**Data excerpt**
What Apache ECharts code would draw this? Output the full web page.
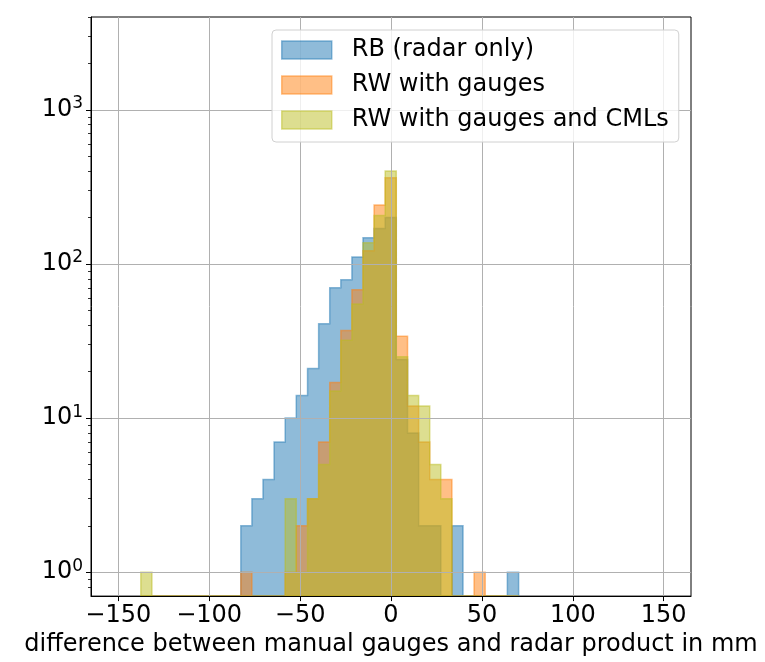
<!DOCTYPE html>
<html>
<head>
<meta charset="utf-8">
<script src="https://cdn.jsdelivr.net/npm/echarts@6/dist/echarts.min.js"></script>
<style>
  html, body { margin: 0; padding: 0; background: #fff; }
  #box { width: 765px; height: 662px; }
</style>
</head>
<body>
<div id="box"></div>
<script>
// bin edges of the histogram (mm)
var binEdges = [-137.6, -131.5, -125.4, -119.3, -113.2, -107.0, -100.9, -94.8, -88.7,
  -82.6, -76.5, -70.4, -64.3, -58.2, -52.1, -45.9, -39.8, -33.7, -27.6, -21.5,
  -15.4, -9.3, -3.2, 2.9, 9.1, 15.2, 21.3, 27.4, 33.5, 39.6, 45.7, 51.8, 57.9, 64.0, 70.2];

// counts per bin
var rbCounts = [0, 0, 0, 0, 0, 0, 0, 0, 0,
  2, 3, 4, 7, 10, 14, 21, 41, 70, 79, 111, 148, 170, 200, 24, 8, 2, 2, 0, 2, 0, 0, 0, 0, 1];
var rwCounts = [0, 0, 0, 0, 0, 0, 0, 0, 0,
  1, 0, 0, 0, 1, 2, 3, 7, 17, 37, 68, 122, 241, 363, 34, 12, 7, 4, 4, 0, 0, 1, 0, 0, 0];
var rwcCounts = [1, 0, 0, 0, 0, 0, 0, 0, 0,
  0, 0, 0, 0, 3, 1, 3, 5, 15, 32, 55, 137, 206, 401, 25, 14, 12, 5, 3, 0, 0, 0, 0, 0, 0];

var seriesNames = ['RB (radar only)', 'RW with gauges', 'RW with gauges and CMLs'];
var seriesColors = ['rgba(31,119,180,0.5)', 'rgba(255,127,14,0.5)', 'rgba(188,189,34,0.5)'];

var xTicks = [-150, -100, -50, 0, 50, 100, 150];
var yTicks = [1, 10, 100, 1000];
var yMinorTicks = [0.8, 0.9, 2, 3, 4, 5, 6, 7, 8, 9, 20, 30, 40, 50, 60, 70, 80, 90,
  200, 300, 400, 500, 600, 700, 800, 900, 2000, 3000, 4000];

var xMin = -165, xMax = 165;
var yMin = 0.7, yMax = 4000;

var font = 'DejaVu Sans';
var myChart = echarts.init(document.getElementById('box'));

// one step polygon per series (matplotlib "stepfilled")
function stepRender(counts, color) {
  return function (params, api) {
    var pts = [api.coord([binEdges[0], yMin])];
    for (var i = 0; i < counts.length; i++) {
      var h = counts[i] > 0 ? counts[i] : yMin;
      pts.push(api.coord([binEdges[i], h]));
      pts.push(api.coord([binEdges[i + 1], h]));
    }
    pts.push(api.coord([binEdges[binEdges.length - 1], yMin]));
    return {
      type: 'polygon',
      shape: { points: pts },
      style: { fill: color, stroke: color, lineWidth: 1.5 }
    };
  };
}

var allCounts = [rbCounts, rwCounts, rwcCounts];
var series = [];
for (var s = 0; s < 3; s++) {
  series.push({
    name: seriesNames[s],
    type: 'custom',
    xAxisIndex: 0,
    yAxisIndex: 0,
    data: [[0, 1]],
    encode: { x: 0, y: 1 },
    itemStyle: { color: seriesColors[s] },
    renderItem: stepRender(allCounts[s], seriesColors[s]),
    silent: true,
    z: 2
  });
}

function minusFmt(v) {
  return v < 0 ? '\u2212' + Math.abs(v) : String(v);
}

var option = {
  animation: false,
  textStyle: { fontFamily: font },
  grid: {
    left: 91, right: 74, top: 17, bottom: 62,
    show: true, borderColor: '#000', borderWidth: 1, backgroundColor: 'transparent'
  },
  legend: {
    orient: 'vertical',
    left: 272, top: 30,
    padding: [8, 10, 10, 9],
    itemWidth: 50, itemHeight: 18, itemGap: 11,
    backgroundColor: 'rgba(255,255,255,0.8)',
    borderColor: '#d0d0d0', borderWidth: 1, borderRadius: 4,
    textStyle: { fontFamily: font, fontSize: 24, color: '#000', lineHeight: 24, padding: [0, 0, 0, 15] },
    data: seriesNames.map(function (n, i) {
      return {
        name: n, icon: 'rect',
        itemStyle: { color: seriesColors[i], borderColor: seriesColors[i], borderWidth: 1.5 }
      };
    }),
    z: 10
  },
  xAxis: {
    type: 'value', min: xMin, max: xMax, z: 3,
    name: 'difference between manual gauges and radar product in mm',
    nameLocation: 'middle', nameGap: 34,
    nameTextStyle: { fontFamily: font, fontSize: 24, color: '#000' },
    axisLine: { show: true, onZero: false, lineStyle: { color: '#000', width: 1 } },
    axisTick: { show: true, length: 5, customValues: xTicks, lineStyle: { color: '#000', width: 1 } },
    axisLabel: { customValues: xTicks, margin: 8, fontFamily: font, fontSize: 24, color: '#000', formatter: minusFmt },
    splitLine: { show: true, lineStyle: { color: '#b0b0b0', width: 1 } }
  },
  yAxis: [{
    type: 'log', logBase: 10, min: yMin, max: yMax, z: 3, position: 'left',
    axisLine: { show: true, onZero: false, lineStyle: { color: '#000', width: 1 } },
    axisTick: { show: true, length: 5, customValues: yTicks, lineStyle: { color: '#000', width: 1 } },
    axisLabel: {
      customValues: yTicks, margin: 8, color: '#000',
      formatter: function (v) {
        var e = Math.round(Math.log10(v));
        return '{b|10}{s|' + e + '}';
      },
      rich: {
        b: { fontFamily: font, fontSize: 24, color: '#000' },
        s: { fontFamily: font, fontSize: 17, color: '#000', padding: [0, 0, 12, 0] }
      }
    },
    splitLine: { show: true, lineStyle: { color: '#b0b0b0', width: 1 } }
  }, {
    type: 'log', logBase: 10, min: yMin, max: yMax, z: 3, position: 'left',
    axisLine: { show: false, onZero: false },
    axisTick: { show: true, length: 3, customValues: yMinorTicks, lineStyle: { color: '#000', width: 0.8 } },
    axisLabel: { show: false },
    splitLine: { show: false }
  }],
  series: series
};

myChart.setOption(option);
</script>
</body>
</html>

**Task objective**
Write out the listing word for word, omitting the pictures it holds.

**Complete response**
What Apache ECharts code would draw this? Output the full web page.
<!DOCTYPE html>
<html>
<head>
<meta charset="utf-8">
<script src="https://cdn.jsdelivr.net/npm/echarts@6/dist/echarts.min.js"></script>
<style>
  html, body { margin: 0; padding: 0; background: #fff; }
  #box { width: 765px; height: 662px; }
</style>
</head>
<body>
<div id="box"></div>
<script>
// bin edges of the histogram (mm)
var binEdges = [-137.6, -131.5, -125.4, -119.3, -113.2, -107.0, -100.9, -94.8, -88.7,
  -82.6, -76.5, -70.4, -64.3, -58.2, -52.1, -45.9, -39.8, -33.7, -27.6, -21.5,
  -15.4, -9.3, -3.2, 2.9, 9.1, 15.2, 21.3, 27.4, 33.5, 39.6, 45.7, 51.8, 57.9, 64.0, 70.2];

// counts per bin
var rbCounts = [0, 0, 0, 0, 0, 0, 0, 0, 0,
  2, 3, 4, 7, 10, 14, 21, 41, 70, 79, 111, 148, 170, 200, 24, 8, 2, 2, 0, 2, 0, 0, 0, 0, 1];
var rwCounts = [0, 0, 0, 0, 0, 0, 0, 0, 0,
  1, 0, 0, 0, 1, 2, 3, 7, 17, 37, 68, 122, 241, 363, 34, 12, 7, 4, 4, 0, 0, 1, 0, 0, 0];
var rwcCounts = [1, 0, 0, 0, 0, 0, 0, 0, 0,
  0, 0, 0, 0, 3, 1, 3, 5, 15, 32, 55, 137, 206, 401, 25, 14, 12, 5, 3, 0, 0, 0, 0, 0, 0];

var seriesNames = ['RB (radar only)', 'RW with gauges', 'RW with gauges and CMLs'];
var seriesColors = ['rgba(31,119,180,0.5)', 'rgba(255,127,14,0.5)', 'rgba(188,189,34,0.5)'];

var xTicks = [-150, -100, -50, 0, 50, 100, 150];
var yTicks = [1, 10, 100, 1000];
var yMinorTicks = [0.8, 0.9, 2, 3, 4, 5, 6, 7, 8, 9, 20, 30, 40, 50, 60, 70, 80, 90,
  200, 300, 400, 500, 600, 700, 800, 900, 2000, 3000, 4000];

var xMin = -165, xMax = 165;
var yMin = 0.7, yMax = 4000;

var font = 'DejaVu Sans';
var myChart = echarts.init(document.getElementById('box'));

// one step polygon per series (matplotlib "stepfilled")
function stepRender(counts, color) {
  return function (params, api) {
    var pts = [api.coord([binEdges[0], yMin])];
    for (var i = 0; i < counts.length; i++) {
      var h = counts[i] > 0 ? counts[i] : yMin;
      pts.push(api.coord([binEdges[i], h]));
      pts.push(api.coord([binEdges[i + 1], h]));
    }
    pts.push(api.coord([binEdges[binEdges.length - 1], yMin]));
    return {
      type: 'polygon',
      shape: { points: pts },
      style: { fill: color, stroke: color, lineWidth: 1.5 }
    };
  };
}

var allCounts = [rbCounts, rwCounts, rwcCounts];
var series = [];
for (var s = 0; s < 3; s++) {
  series.push({
    name: seriesNames[s],
    type: 'custom',
    xAxisIndex: 0,
    yAxisIndex: 0,
    data: [[0, 1]],
    encode: { x: 0, y: 1 },
    itemStyle: { color: seriesColors[s] },
    renderItem: stepRender(allCounts[s], seriesColors[s]),
    silent: true,
    z: 2
  });
}

function minusFmt(v) {
  return v < 0 ? '\u2212' + Math.abs(v) : String(v);
}

var option = {
  animation: false,
  textStyle: { fontFamily: font },
  grid: {
    left: 91, right: 74, top: 17, bottom: 62,
    show: true, borderColor: '#000', borderWidth: 1, backgroundColor: 'transparent'
  },
  legend: {
    orient: 'vertical',
    left: 272, top: 30,
    padding: [8, 10, 10, 9],
    itemWidth: 50, itemHeight: 18, itemGap: 11,
    backgroundColor: 'rgba(255,255,255,0.8)',
    borderColor: '#d0d0d0', borderWidth: 1, borderRadius: 4,
    textStyle: { fontFamily: font, fontSize: 24, color: '#000', lineHeight: 24, padding: [0, 0, 0, 15] },
    data: seriesNames.map(function (n, i) {
      return {
        name: n, icon: 'rect',
        itemStyle: { color: seriesColors[i], borderColor: seriesColors[i], borderWidth: 1.5 }
      };
    }),
    z: 10
  },
  xAxis: {
    type: 'value', min: xMin, max: xMax, z: 3,
    name: 'difference between manual gauges and radar product in mm',
    nameLocation: 'middle', nameGap: 34,
    nameTextStyle: { fontFamily: font, fontSize: 24, color: '#000' },
    axisLine: { show: true, onZero: false, lineStyle: { color: '#000', width: 1 } },
    axisTick: { show: true, length: 5, customValues: xTicks, lineStyle: { color: '#000', width: 1 } },
    axisLabel: { customValues: xTicks, margin: 8, fontFamily: font, fontSize: 24, color: '#000', formatter: minusFmt },
    splitLine: { show: true, lineStyle: { color: '#b0b0b0', width: 1 } }
  },
  yAxis: [{
    type: 'log', logBase: 10, min: yMin, max: yMax, z: 3, position: 'left',
    axisLine: { show: true, onZero: false, lineStyle: { color: '#000', width: 1 } },
    axisTick: { show: true, length: 5, customValues: yTicks, lineStyle: { color: '#000', width: 1 } },
    axisLabel: {
      customValues: yTicks, margin: 8, color: '#000',
      formatter: function (v) {
        var e = Math.round(Math.log10(v));
        return '{b|10}{s|' + e + '}';
      },
      rich: {
        b: { fontFamily: font, fontSize: 24, color: '#000' },
        s: { fontFamily: font, fontSize: 17, color: '#000', padding: [0, 0, 12, 0] }
      }
    },
    splitLine: { show: true, lineStyle: { color: '#b0b0b0', width: 1 } }
  }, {
    type: 'log', logBase: 10, min: yMin, max: yMax, z: 3, position: 'left',
    axisLine: { show: false, onZero: false },
    axisTick: { show: true, length: 3, customValues: yMinorTicks, lineStyle: { color: '#000', width: 0.8 } },
    axisLabel: { show: false },
    splitLine: { show: false }
  }],
  series: series
};

myChart.setOption(option);
</script>
</body>
</html>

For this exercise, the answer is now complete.